After he refused to accept six months, a misdemeanor sentence, he was threatened with fifty years by said prosecutor. Using the law as an extortion racket to effectively destroy someone's life is by far the greater crime. He should have been tried for the very exact charges the prosecutor was willing to settle and no greater sentence if convicted if there was to be a prosecution at all.

Revenant said...

The point is did his crime justify a prosecution or is this a case of prosecutorial misconduct.

His crime justified a felony conviction and a prison sentence, just as it would merit a felony conviction and prison sentence if I decided to break into your house and snoop through your underwear drawer.

Was it was a cost-effective use of government resources? Probably not. But the little shit deserved to be behind bars, no question there.

NotWhoIUsedtoBe said...


THE LAAAAAAAAW.

Revenant said...

After he refused to accept six months, a misdemeanor sentence, he was threatened with fifty years by said prosecutor. Using the law as an extortion racket to effectively destroy someone's life is by far the greater crime.

Prosecutors don't determine sentences. Scwartz knew he wasn't facing fifty years in prison; he was facing two or three years in prison.

Also, threatening to prosecute someone for a crime they really DID commit is not "extortion", except inasmuch as all plea bargains are extortionate.

Brent said...

@Revenant

I've never heard of someone being threatened with 50 years in prison for snooping through someone's underwear drawer

Automatic_Wing said...

I've never heard of someone being threatened with 50 years in prison for snooping through someone's underwear drawer

You've never heard of it because people who get caught breaking and entering are usually smart enough to accept the plea bargIn. Those who refuse to plead guilty do get threatened with long prison terms, I'm sure.

David Davenport said...

Maybe the case is politically motivated?

JSTOR is part of the government-education complex. The government-education complex wanted to make an example using poor Mr. Swartz. That's your political motivation.

Is the government-education complex run by members of the National Ruifle Association who have their doubts about the theory of evolution?

Nope, JSTOR and the rest of the government-education complex is the fiefdom of vibrantly liberal, Progressive peepul.

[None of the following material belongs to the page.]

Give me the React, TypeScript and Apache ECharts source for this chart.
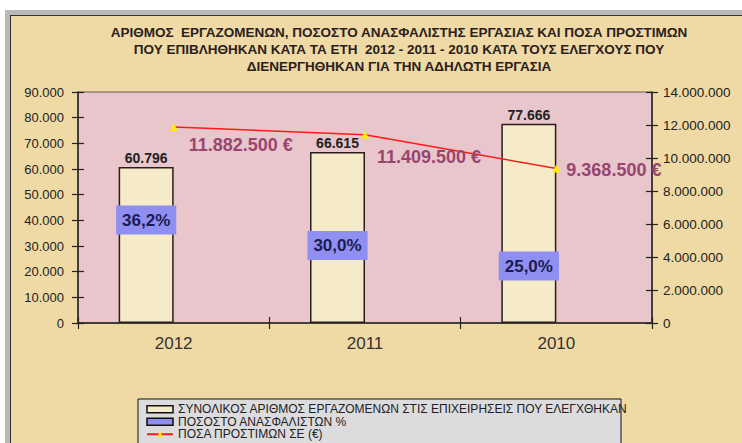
import React, { useEffect, useRef } from "react";
import * as echarts from "echarts";

const years = ["2012", "2011", "2010"];
const employees = [60796, 66615, 77666];
const uninsuredPct = [36.2, 30.0, 25.0];
const fines = [11882500, 11409500, 9368500];

const leftMax = 90000;
const leftInterval = 10000;
const rightMax = 14000000;
const rightInterval = 2000000;

const seriesNames = [
  "ΣΥΝΟΛΙΚΟΣ ΑΡΙΘΜΟΣ ΕΡΓΑΖΟΜΕΝΩΝ ΣΤΙΣ ΕΠΙΧΕΙΡΗΣΕΙΣ ΠΟΥ ΕΛΕΓΧΘΗΚΑΝ",
  "ΠΟΣΟΣΤΟ ΑΝΑΣΦΑΛΙΣΤΩΝ %",
  "ΠΟΣΑ ΠΡΟΣΤΙΜΩΝ ΣΕ (€)",
];

const titleLines = [
  "ΑΡΙΘΜΟΣ  ΕΡΓΑΖΟΜΕΝΩΝ, ΠΟΣΟΣΤΟ ΑΝΑΣΦΑΛΙΣΤΗΣ ΕΡΓΑΣΙΑΣ ΚΑΙ ΠΟΣΑ ΠΡΟΣΤΙΜΩΝ",
  "ΠΟΥ ΕΠΙΒΛΗΘΗΚΑΝ ΚΑΤΑ ΤΑ ΕΤΗ  2012 - 2011 - 2010 ΚΑΤΑ ΤΟΥΣ ΕΛΕΓΧΟΥΣ ΠΟΥ",
  "ΔΙΕΝΕΡΓΗΘΗΚΑΝ ΓΙΑ ΤΗΝ ΑΔΗΛΩΤΗ ΕΡΓΑΣΙΑ",
];

// label placement styling for the fine labels (pixel offsets)
const fineLabelOffsets = [
  [6, 18],
  [3, 22],
  [1, 2],
];

const fmt = (n: number) =>
  String(Math.round(n)).replace(/\B(?=(\d{3})+(?!\d))/g, ".");
const pctFmt = (p: number) => p.toFixed(1).replace(".", ",") + "%";

const FONT = "'Liberation Sans', Arial, sans-serif";

export default function App() {
  const ref = useRef<HTMLDivElement>(null);

  useEffect(() => {
    document.body.style.margin = "0";
    if (!ref.current) return;
    const chart = echarts.init(ref.current, undefined, { renderer: "svg" });

    const axisLine = { show: true, lineStyle: { color: "#222", width: 1.5 } };
    const tickStyle = { color: "#222", width: 1.2 };

    const option: any = {
      animation: false,
      backgroundColor: "transparent",
      textStyle: { fontFamily: FONT },
      grid: {
        left: 78,
        right: 90,
        top: 92,
        bottom: 120,
        show: true,
        backgroundColor: "#e8c6cc",
        borderColor: "#6b5a4a",
        borderWidth: 1,
      },
      graphic: [
        {
          type: "text",
          x: 399,
          y: 24,
          style: {
            text: titleLines.join("\n"),
            align: "center",
            fontFamily: FONT,
            fontSize: 13.5,
            fontWeight: "bold",
            lineHeight: 17,
            fill: "#2a2020",
          },
        },
        {
          type: "rect",
          shape: { x: 138, y: 399, width: 483, height: 50 },
          style: { fill: "#dcdcdf", stroke: "#111", lineWidth: 1 },
        },
      ],
      legend: {
        orient: "vertical",
        left: 146,
        top: 403,
        itemGap: 0,
        itemWidth: 26,
        itemHeight: 7,
        padding: 0,
        z: 10,
        textStyle: { fontSize: 12, color: "#222", fontFamily: FONT, lineHeight: 12.5 },
        data: [
          {
            name: seriesNames[0],
            icon: "rect",
            itemStyle: { color: "#f6ebc8", borderColor: "#111", borderWidth: 1.5 },
          },
          {
            name: seriesNames[1],
            icon: "rect",
            itemStyle: { color: "#8f8ff2", borderColor: "#111", borderWidth: 1.5 },
          },
          { name: seriesNames[2] },
        ],
      },
      xAxis: [
        {
          type: "category",
          data: years,
          axisLine,
          axisTick: { show: true, length: 6, lineStyle: tickStyle },
          axisLabel: { fontSize: 17, color: "#333", margin: 12, fontFamily: FONT },
          splitLine: { show: false },
        },
        {
          type: "category",
          data: years,
          position: "bottom",
          axisLine: { show: false },
          axisTick: { show: true, inside: true, length: 6, lineStyle: tickStyle },
          axisLabel: { show: false },
          splitLine: { show: false },
        },
      ],
      yAxis: [
        {
          type: "value",
          position: "left",
          min: 0,
          max: leftMax,
          interval: leftInterval,
          axisLine,
          axisTick: { show: true, length: 6, lineStyle: tickStyle },
          axisLabel: { formatter: fmt, fontSize: 13, color: "#222", margin: 14, fontFamily: FONT },
          splitLine: { show: false },
        },
        {
          type: "value",
          position: "right",
          min: 0,
          max: rightMax,
          interval: rightInterval,
          axisLine,
          axisTick: { show: true, length: 6, lineStyle: tickStyle },
          axisLabel: { formatter: fmt, fontSize: 13.5, color: "#222", margin: 11, fontFamily: FONT },
          splitLine: { show: false },
        },
        {
          type: "value",
          show: false,
          min: 6.34,
          max: 62.7,
          splitLine: { show: false },
        },
        {
          type: "value",
          position: "left",
          min: 0,
          max: leftMax,
          interval: leftInterval,
          axisLine: { show: false },
          axisTick: { show: true, inside: true, length: 6, lineStyle: tickStyle },
          axisLabel: { show: false },
          splitLine: { show: false },
        },
        {
          type: "value",
          position: "right",
          min: 0,
          max: rightMax,
          interval: rightInterval,
          axisLine: { show: false },
          axisTick: { show: true, inside: true, length: 6, lineStyle: tickStyle },
          axisLabel: { show: false },
          splitLine: { show: false },
        },
      ],
      series: [
        {
          name: seriesNames[0],
          type: "bar",
          data: employees,
          barWidth: 55,
          barGap: "0%",
          itemStyle: { color: "#f6ebc8", borderColor: "#2b1d1d", borderWidth: 1.5 },
          label: {
            show: true,
            position: "top",
            distance: 2,
            formatter: (p: any) => fmt(p.value),
            fontSize: 14,
            fontWeight: "bold",
            color: "#222",
            fontFamily: FONT,
          },
        },
        {
          name: seriesNames[1],
          type: "bar",
          yAxisIndex: 2,
          data: uninsuredPct,
          barWidth: 55,
          barGap: "0%",
          itemStyle: { color: "rgba(0,0,0,0)" },
          label: {
            show: true,
            position: "insideTop",
            distance: 5,
            offset: [-55, 0],
            formatter: (p: any) => pctFmt(p.value),
            backgroundColor: "#8f8ff2",
            padding: [6, 6],
            fontSize: 17,
            fontWeight: "bold",
            color: "#1c1c50",
            fontFamily: FONT,
          },
        },
        {
          name: seriesNames[2],
          type: "line",
          yAxisIndex: 1,
          data: fines.map((v, i) => ({
            value: v,
            label: { offset: fineLabelOffsets[i] },
          })),
          symbol: "triangle",
          symbolSize: 8,
          itemStyle: { color: "#ffee00" },
          lineStyle: { color: "#ff1a1a", width: 1.5 },
          label: {
            show: true,
            position: "right",
            formatter: (p: any) => fmt(p.value) + " €",
            fontSize: 18,
            fontWeight: "bold",
            color: "#9a4570",
            fontFamily: FONT,
          },
          z: 5,
        },
      ],
    };

    chart.setOption(option);
    return () => chart.dispose();
  }, []);

  return (
    <div style={{ position: "relative", width: 742, height: 443, background: "#fff", overflow: "hidden" }}>
      <div
        style={{
          position: "absolute",
          left: 5,
          top: 10,
          width: 737,
          height: 433,
          background: "#b9b9b9",
        }}
      >
        <div
          style={{
            position: "absolute",
            left: 5,
            top: 5,
            width: 732,
            height: 428,
            background: "#efd9a4",
            borderLeft: "1px solid #333",
            borderTop: "1px solid #333",
            boxSizing: "border-box",
          }}
        />
      </div>
      <div ref={ref} style={{ position: "absolute", left: 0, top: 0, width: 742, height: 443 }} />
    </div>
  );
}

Progressives with a cap. "P" crucified Aaron Swartz.

1. Welcome to JSTOR.

JSTOR's integrated digital platform (the “JSTOR Platform”) is a trusted digital repository providing for long-term preservation and access to leading academic journals and other scholarly materials from around the world. JSTOR is part of ITHAKA, a not-for-profit organization with a mission to help the scholarly community take advantage of advances in technology, and is supported by libraries, scholarly societies, publishers, and foundations.

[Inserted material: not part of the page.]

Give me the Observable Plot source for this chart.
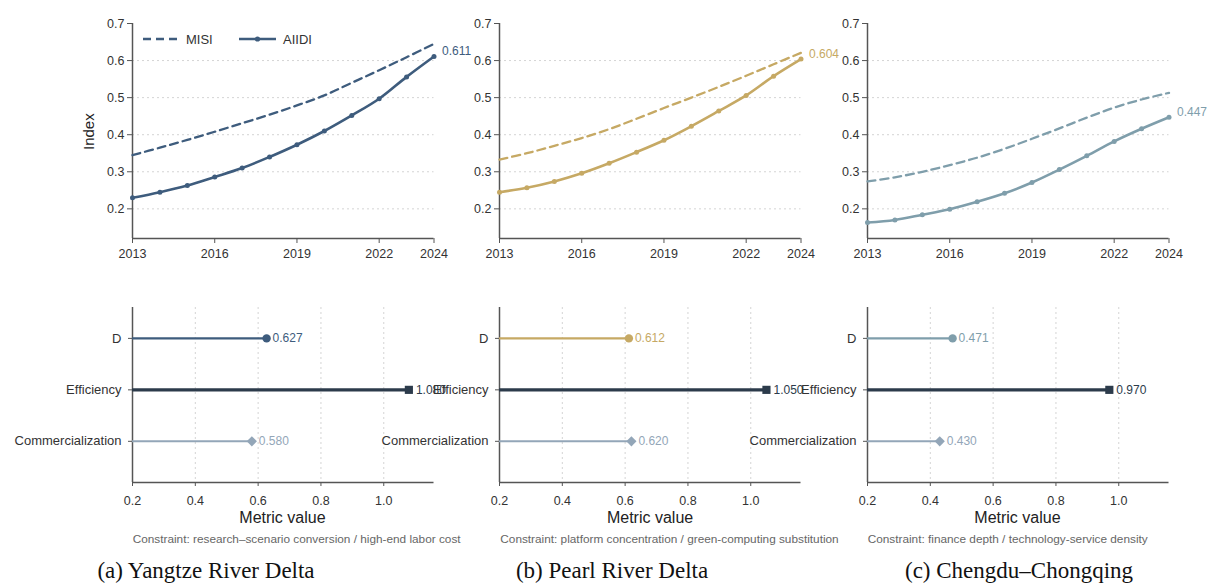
<!DOCTYPE html>
<html><head><meta charset="utf-8">
<script src="https://cdn.jsdelivr.net/npm/d3@7"></script>
<script src="https://cdn.jsdelivr.net/npm/@observablehq/plot@0.6"></script>
<style>
body{margin:0;background:#fff;}
#root{position:relative;width:1208px;height:585px;overflow:hidden;font-family:"Liberation Sans",Arial,sans-serif;}
.abs{position:absolute;white-space:nowrap;}
</style></head><body><div id="root"></div>
<script>
// ---------- data ----------
const years = [2013,2014,2015,2016,2017,2018,2019,2020,2021,2022,2023,2024];
const yearTicks = [2013,2016,2019,2022,2024];
const indexTicks = [0.2,0.3,0.4,0.5,0.6,0.7];
const regionNames = ["(a) Yangtze River Delta","(b) Pearl River Delta","(c) Chengdu–Chongqing"];
const misiYRD  = [0.345,0.365,0.386,0.408,0.431,0.454,0.479,0.506,0.540,0.574,0.609,0.645];
const aiidiYRD = [0.230,0.245,0.263,0.286,0.310,0.340,0.373,0.410,0.452,0.497,0.556,0.611];
const misiPRD  = [0.333,0.350,0.370,0.391,0.415,0.443,0.472,0.500,0.529,0.559,0.590,0.621];
const aiidiPRD = [0.245,0.257,0.274,0.296,0.323,0.353,0.385,0.423,0.464,0.506,0.558,0.604];
const misiCC   = [0.274,0.285,0.300,0.318,0.338,0.362,0.389,0.417,0.446,0.473,0.495,0.513];
const aiidiCC  = [0.163,0.170,0.184,0.199,0.219,0.242,0.271,0.306,0.343,0.382,0.416,0.447];
const endLabels = ["0.611","0.604","0.447"];
const metrics = ["D","Efficiency","Commercialization"];
const metricsYRD = [0.627,1.080,0.580];
const metricsPRD = [0.612,1.050,0.620];
const metricsCC  = [0.471,0.970,0.430];
const metricTicks = [0.2,0.4,0.6,0.8,1.0];
const constraints = [
  "Constraint: research–scenario conversion / high-end labor cost",
  "Constraint: platform concentration / green-computing substitution",
  "Constraint: finance depth / technology-service density"
];
const seriesNames = ["MISI","AIIDI"];

// ---------- styles ----------
const regionColors = ["#3e5c7d","#c6a964","#7f9eab"];
const effColor = "#2c3b4b";
const commColor = "#93a6b8";
const axisColor = "#555";
const gridColor = "#d4d4d4";
const FONT = '"Liberation Sans", Arial, sans-serif';

const misiAll = [misiYRD, misiPRD, misiCC];
const aiidiAll = [aiidiYRD, aiidiPRD, aiidiCC];
const metricsAll = [metricsYRD, metricsPRD, metricsCC];

const root = document.getElementById("root");
const plotLefts = [131.7, 499.3, 866.7];
const plotW = 301.5;

function place(el, left, top) {
  el.style.position = "absolute";
  el.style.left = left + "px";
  el.style.top = top + "px";
  root.appendChild(el);
}
function addText(txt, left, top, css) {
  const d = document.createElement("div");
  d.className = "abs";
  d.textContent = txt;
  Object.assign(d.style, css || {});
  d.style.left = left + "px";
  d.style.top = top + "px";
  root.appendChild(d);
  return d;
}

// ---------- top panels ----------
for (let i = 0; i < 3; i++) {
  const color = regionColors[i];
  const misi = years.map((y, k) => ({year: y, v: misiAll[i][k]}));
  const aiidi = years.map((y, k) => ({year: y, v: aiidiAll[i][k]}));
  const mL = 50, mR = 10;
  const chart = Plot.plot({
    width: mL + plotW + mR, height: 268,
    marginLeft: mL, marginRight: mR, marginTop: 23, marginBottom: 30,
    style: {background: "transparent", overflow: "visible", fontFamily: FONT, fontSize: "12.5px", color: "#333"},
    x: {domain: [2013, 2024]},
    y: {domain: [0.12, 0.7]},
    marks: [
      Plot.gridY({ticks: indexTicks.slice(0, 5), stroke: gridColor, strokeOpacity: 1, strokeDasharray: "2,3"}),
      Plot.ruleX([2013], {stroke: axisColor, strokeWidth: 1.5}),
      Plot.ruleY([0.12], {stroke: axisColor, strokeWidth: 1.5}),
      Plot.axisX({ticks: yearTicks, tickFormat: "d", tickSize: 5, tickPadding: 6, label: null, stroke: axisColor}),
      Plot.axisY({ticks: indexTicks, tickFormat: ".1f", tickSize: 5, tickPadding: 3, label: null, stroke: axisColor}),
      Plot.line(misi, {x: "year", y: "v", stroke: color, strokeWidth: 2.3, strokeDasharray: "8,5", curve: "catmull-rom"}),
      Plot.line(aiidi, {x: "year", y: "v", stroke: color, strokeWidth: 2.6, curve: "catmull-rom"}),
      Plot.dot(aiidi, {x: "year", y: "v", fill: color, r: 2.5}),
      Plot.text(aiidi.slice(-1), {x: "year", y: "v", text: () => endLabels[i], dx: 8, dy: -5, textAnchor: "start", fill: color, fontSize: 12})
    ]
  });
  place(chart, plotLefts[i] - mL, 0);
}

// Index label
const idx = addText("Index", 0, 0, {fontSize: "15px", color: "#222"});
idx.style.transformOrigin = "0 0";
idx.style.left = "80px"; idx.style.top = "150px";
idx.style.transform = "rotate(-90deg)";

// Legend (panel a)
{
  const ns = "http://www.w3.org/2000/svg";
  const svg = document.createElementNS(ns, "svg");
  svg.setAttribute("width", 200); svg.setAttribute("height", 24);
  const c = regionColors[0];
  svg.innerHTML =
    `<line x1="8" y1="12" x2="45" y2="12" stroke="${c}" stroke-width="2.3" stroke-dasharray="8,5"/>` +
    `<text x="51" y="12" dy="0.35em" font-family='${FONT}' font-size="13" fill="#333">${seriesNames[0]}</text>` +
    `<line x1="104" y1="12" x2="141" y2="12" stroke="${c}" stroke-width="2.6"/>` +
    `<circle cx="122.5" cy="12" r="2.6" fill="${c}"/>` +
    `<text x="148" y="12" dy="0.35em" font-family='${FONT}' font-size="13" fill="#333">${seriesNames[1]}</text>`;
  place(svg, 135, 27);
}

// ---------- bottom panels ----------
for (let i = 0; i < 3; i++) {
  const rows = metrics.map((m, k) => ({metric: m, pos: 2 - k, value: metricsAll[i][k]}));
  const dRow = rows.filter(d => d.metric === "D");
  const eRow = rows.filter(d => d.metric === "Efficiency");
  const cRow = rows.filter(d => d.metric === "Commercialization");
  const dColor = regionColors[i];
  const mL = 130, mR = 10;
  const chart = Plot.plot({
    width: mL + plotW + mR, height: 222,
    marginLeft: mL, marginRight: mR, marginTop: 7, marginBottom: 40,
    style: {background: "transparent", overflow: "visible", fontFamily: FONT, fontSize: "12.5px", color: "#333"},
    x: {domain: [0.2, 1.16]},
    y: {domain: [-0.8, 2.6]},
    marks: [
      Plot.gridX({ticks: metricTicks.slice(1), stroke: gridColor, strokeOpacity: 1, strokeDasharray: "2,3"}),
      Plot.ruleX([0.2], {stroke: axisColor, strokeWidth: 1.5}),
      Plot.ruleY([-0.8], {stroke: axisColor, strokeWidth: 1.5}),
      Plot.axisX({ticks: metricTicks, tickFormat: ".1f", tickSize: 4, tickPadding: 10, label: null, stroke: axisColor}),
      Plot.axisY({ticks: [0, 1, 2], tickFormat: p => metrics[2 - p], tickSize: 4, tickPadding: 7, label: null, stroke: axisColor, fontSize: 13}),
      Plot.ruleY(dRow, {y: "pos", x1: 0.2, x2: "value", stroke: dColor, strokeWidth: 2.2}),
      Plot.ruleY(eRow, {y: "pos", x1: 0.2, x2: "value", stroke: effColor, strokeWidth: 3.3}),
      Plot.ruleY(cRow, {y: "pos", x1: 0.2, x2: "value", stroke: commColor, strokeWidth: 2}),
      Plot.dot(dRow, {x: "value", y: "pos", fill: dColor, r: 4.2, symbol: "circle"}),
      Plot.dot(eRow, {x: "value", y: "pos", fill: effColor, r: 4.6, symbol: "square"}),
      Plot.dot(cRow, {x: "value", y: "pos", fill: commColor, r: 4.6, symbol: "diamond2"}),
      Plot.text(dRow, {x: "value", y: "pos", text: d => d.value.toFixed(3), dx: 6, textAnchor: "start", fill: dColor, fontSize: 12}),
      Plot.text(eRow, {x: "value", y: "pos", text: d => d.value.toFixed(3), dx: 7, textAnchor: "start", fill: effColor, fontSize: 12}),
      Plot.text(cRow, {x: "value", y: "pos", text: d => d.value.toFixed(3), dx: 7, textAnchor: "start", fill: commColor, fontSize: 12})
    ]
  });
  place(chart, plotLefts[i] - mL, 300);

  // x label
  const ml = addText("Metric value", 0, 509, {fontSize: "16px", color: "#222"});
  ml.style.left = (plotLefts[i] + plotW / 2) + "px";
  ml.style.transform = "translateX(-50%)";
  // constraint
  addText(constraints[i], plotLefts[i] + 1, 532, {fontSize: "11.8px", color: "#666"});
}

// captions
const capCenters = [206, 612, 1019];
for (let i = 0; i < 3; i++) {
  const cap = addText(regionNames[i], 0, 558, {fontSize: "23px", color: "#111", fontFamily: '"Liberation Serif", "Times New Roman", serif'});
  cap.style.left = capCenters[i] + "px";
  cap.style.transform = "translateX(-50%)";
}
</script></body></html>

JSTOR has provided Terms and Conditions for use of the service (“Terms and Conditions of Service”) and its contents (“Content-Specific Terms and Conditions of Use”) in order to establish guidelines for responsible usage, to protect the rights of authors and publishers, and to facilitate the archiving and dissemination of high-quality content for the long-run benefit of the scholarly community.

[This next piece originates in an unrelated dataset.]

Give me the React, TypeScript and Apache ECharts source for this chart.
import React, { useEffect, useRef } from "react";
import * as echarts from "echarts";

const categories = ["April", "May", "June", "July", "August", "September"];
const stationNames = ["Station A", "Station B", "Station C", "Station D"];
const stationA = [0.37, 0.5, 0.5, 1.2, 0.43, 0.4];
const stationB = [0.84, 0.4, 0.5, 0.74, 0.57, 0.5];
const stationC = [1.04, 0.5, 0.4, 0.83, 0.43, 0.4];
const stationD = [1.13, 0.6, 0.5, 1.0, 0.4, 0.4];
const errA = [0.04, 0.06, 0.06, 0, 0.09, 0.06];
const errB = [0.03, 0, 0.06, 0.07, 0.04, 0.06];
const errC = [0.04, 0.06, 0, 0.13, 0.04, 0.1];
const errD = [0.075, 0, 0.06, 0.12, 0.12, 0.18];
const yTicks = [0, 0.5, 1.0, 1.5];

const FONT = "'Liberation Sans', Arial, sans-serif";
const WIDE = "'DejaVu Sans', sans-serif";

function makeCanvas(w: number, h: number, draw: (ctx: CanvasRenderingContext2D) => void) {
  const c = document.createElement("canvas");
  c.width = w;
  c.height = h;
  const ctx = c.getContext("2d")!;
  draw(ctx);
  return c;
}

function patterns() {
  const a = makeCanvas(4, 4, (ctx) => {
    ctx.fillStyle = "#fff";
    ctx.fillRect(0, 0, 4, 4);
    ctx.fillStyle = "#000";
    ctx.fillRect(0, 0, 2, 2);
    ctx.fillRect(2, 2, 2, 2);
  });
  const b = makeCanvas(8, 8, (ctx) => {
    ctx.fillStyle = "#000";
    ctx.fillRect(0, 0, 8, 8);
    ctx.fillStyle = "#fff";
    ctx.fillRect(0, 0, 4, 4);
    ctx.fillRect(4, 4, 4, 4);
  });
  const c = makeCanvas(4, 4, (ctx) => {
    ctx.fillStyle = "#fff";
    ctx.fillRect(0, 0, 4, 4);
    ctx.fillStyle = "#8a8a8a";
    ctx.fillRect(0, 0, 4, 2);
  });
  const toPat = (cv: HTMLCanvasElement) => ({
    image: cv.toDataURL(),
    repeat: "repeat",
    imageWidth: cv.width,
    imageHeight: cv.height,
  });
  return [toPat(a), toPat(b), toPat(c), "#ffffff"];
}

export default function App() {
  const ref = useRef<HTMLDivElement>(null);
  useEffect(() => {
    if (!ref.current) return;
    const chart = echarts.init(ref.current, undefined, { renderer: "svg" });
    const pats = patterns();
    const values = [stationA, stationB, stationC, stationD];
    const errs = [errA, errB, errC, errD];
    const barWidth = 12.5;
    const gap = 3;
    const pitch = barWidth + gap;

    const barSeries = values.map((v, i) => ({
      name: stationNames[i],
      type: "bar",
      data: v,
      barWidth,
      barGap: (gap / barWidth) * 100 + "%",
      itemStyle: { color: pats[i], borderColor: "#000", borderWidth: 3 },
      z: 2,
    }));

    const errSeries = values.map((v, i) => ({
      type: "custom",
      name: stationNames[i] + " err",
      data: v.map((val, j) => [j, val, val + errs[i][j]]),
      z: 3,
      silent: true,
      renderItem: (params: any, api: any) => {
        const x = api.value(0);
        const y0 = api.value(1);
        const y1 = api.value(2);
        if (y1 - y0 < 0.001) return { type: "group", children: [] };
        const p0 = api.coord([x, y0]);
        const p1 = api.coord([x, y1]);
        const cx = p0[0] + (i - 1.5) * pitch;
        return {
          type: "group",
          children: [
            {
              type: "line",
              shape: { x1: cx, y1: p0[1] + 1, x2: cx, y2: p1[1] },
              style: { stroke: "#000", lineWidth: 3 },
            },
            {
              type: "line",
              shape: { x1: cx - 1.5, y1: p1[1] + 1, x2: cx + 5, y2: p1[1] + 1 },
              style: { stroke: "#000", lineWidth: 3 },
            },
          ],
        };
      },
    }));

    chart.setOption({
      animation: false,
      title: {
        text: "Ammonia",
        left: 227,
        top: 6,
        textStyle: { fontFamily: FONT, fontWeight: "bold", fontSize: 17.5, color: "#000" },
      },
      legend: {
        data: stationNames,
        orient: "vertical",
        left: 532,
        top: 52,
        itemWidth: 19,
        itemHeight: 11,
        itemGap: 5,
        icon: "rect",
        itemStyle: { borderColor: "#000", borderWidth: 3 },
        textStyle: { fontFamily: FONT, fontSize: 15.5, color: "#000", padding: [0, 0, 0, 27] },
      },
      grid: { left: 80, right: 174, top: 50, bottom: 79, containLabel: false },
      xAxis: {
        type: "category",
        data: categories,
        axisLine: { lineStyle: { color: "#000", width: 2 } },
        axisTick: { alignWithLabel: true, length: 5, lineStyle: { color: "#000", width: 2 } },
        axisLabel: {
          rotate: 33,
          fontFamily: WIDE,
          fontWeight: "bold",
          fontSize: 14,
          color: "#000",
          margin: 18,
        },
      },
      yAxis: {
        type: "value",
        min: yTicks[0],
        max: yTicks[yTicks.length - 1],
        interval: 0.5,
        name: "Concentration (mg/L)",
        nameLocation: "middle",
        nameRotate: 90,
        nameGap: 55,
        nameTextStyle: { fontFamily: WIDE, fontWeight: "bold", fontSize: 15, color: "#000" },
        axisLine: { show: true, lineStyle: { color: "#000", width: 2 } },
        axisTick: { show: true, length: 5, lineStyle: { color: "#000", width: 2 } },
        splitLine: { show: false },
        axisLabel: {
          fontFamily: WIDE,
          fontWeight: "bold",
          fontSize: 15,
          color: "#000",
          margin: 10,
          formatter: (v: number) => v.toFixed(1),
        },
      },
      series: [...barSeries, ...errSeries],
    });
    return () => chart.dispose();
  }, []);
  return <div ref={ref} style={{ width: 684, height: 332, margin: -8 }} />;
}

These Terms and Conditions of Service will apply to your use of JSTOR and by using JSTOR, you are agreeing to these Terms and Conditions of Service. In addition to these Terms and Conditions of Service, the Content-Specific Terms and Conditions of Use will apply depending on the content you are accessing through the JSTOR Platform. In the event of any contradiction between these Terms and Conditions of Service and any Content-Specific Terms and Conditions of Use, the Content-Specific Terms and Conditions of Use will take precedence in relation to the content that you’re accessing.

Where applicable, these Terms and Conditions of Service apply to individuals and institutions accessing content through JSTOR and, where applicable, are subject to the agreement entered into between JSTOR and a user's affiliated institution, such as a user's college or university. If you have questions about your affiliated institution's participation agreement with JSTOR, please contact your librarian.

Please note that these Terms and Conditions of Use may vary depending on the Collection or Content you are accessing and/or whether your institution is subject to grant-related project terms

rcommal said...

to facilitate the archiving and dissemination of high-quality content for the long-run benefit of the scholarly community.

This is a key part of a sentence. Read it closely.

David Davenport said...

Maybe the case is politically motivated?

Apparently, dear old M.I.T. wanted to sic the law on Mr. Swartz:

From the New Yorker article:

He did not hack into the M.I.T. system—he didn’t have to. M.I.T.’s network is open to anyone on campus, whether or not they are part of the university, so anyone on campus has access to jstor, too.He wrote a script that instructed his computer to download articles continuously, something that was forbidden by jstor’s terms of service. When this violation was detected, and requests coming from his computer were denied, he spoofed the computer’s address, fooling the jstor servers into thinking that subsequent requests were coming from somewhere else. This happened several times. M.I.T. traced the requests to his laptop, which he had hidden in an unlocked closet, and installed a hidden camera there that recorded him entering the closet, covering his face with a bike helmet. He was arrested after leaving the closet. The police took away his shoes and put him in a cell. Soon after his arrest, he returned the data he had taken, and jstor considered the matter settled. M.I.T., however, coöperated with the prosecution, despite many efforts, internal and external, to dissuade it.

In other words, Mr. Swartz not only messed with JSTOR. Swartz also cheated and thereby damaged M.I.T.'s casual, open knowledge-sharing ethos.

And no, downloading millions of JSTOR docs is not the same as time-hallowed student pranks and traditions such as stealing a cannon from Cal Tech.

kentuckyliz said...

OMG this guy sounds delusional. Thank God he offed himself before he could get to Washington.

kentuckyliz said...

Hopefully Ashley Judd gets the same idea.

rcommal said...

Whatever else "who-ever" might say about this whole thing, one can say this: Suddenly, JSTOR has come into an oddly casual parlance. Next up: "Elsevier", among etc., will roll as trippingly on the tongue as well as off (as if either has been rolling there for any length of time beforehand).

Revenant said...

I've never heard of someone being threatened with 50 years in prison for snooping through someone's underwear drawer

Oh look, it's the "50 years in prison" myth again.

Boring.

rcommal said...

Also, an additional thought:

Thank God that Aaron Swartz eschewed fiction. What he read was non-fiction (except for, of course, the...exceptions, if you'll pardon the expression, not to mention the redundancy).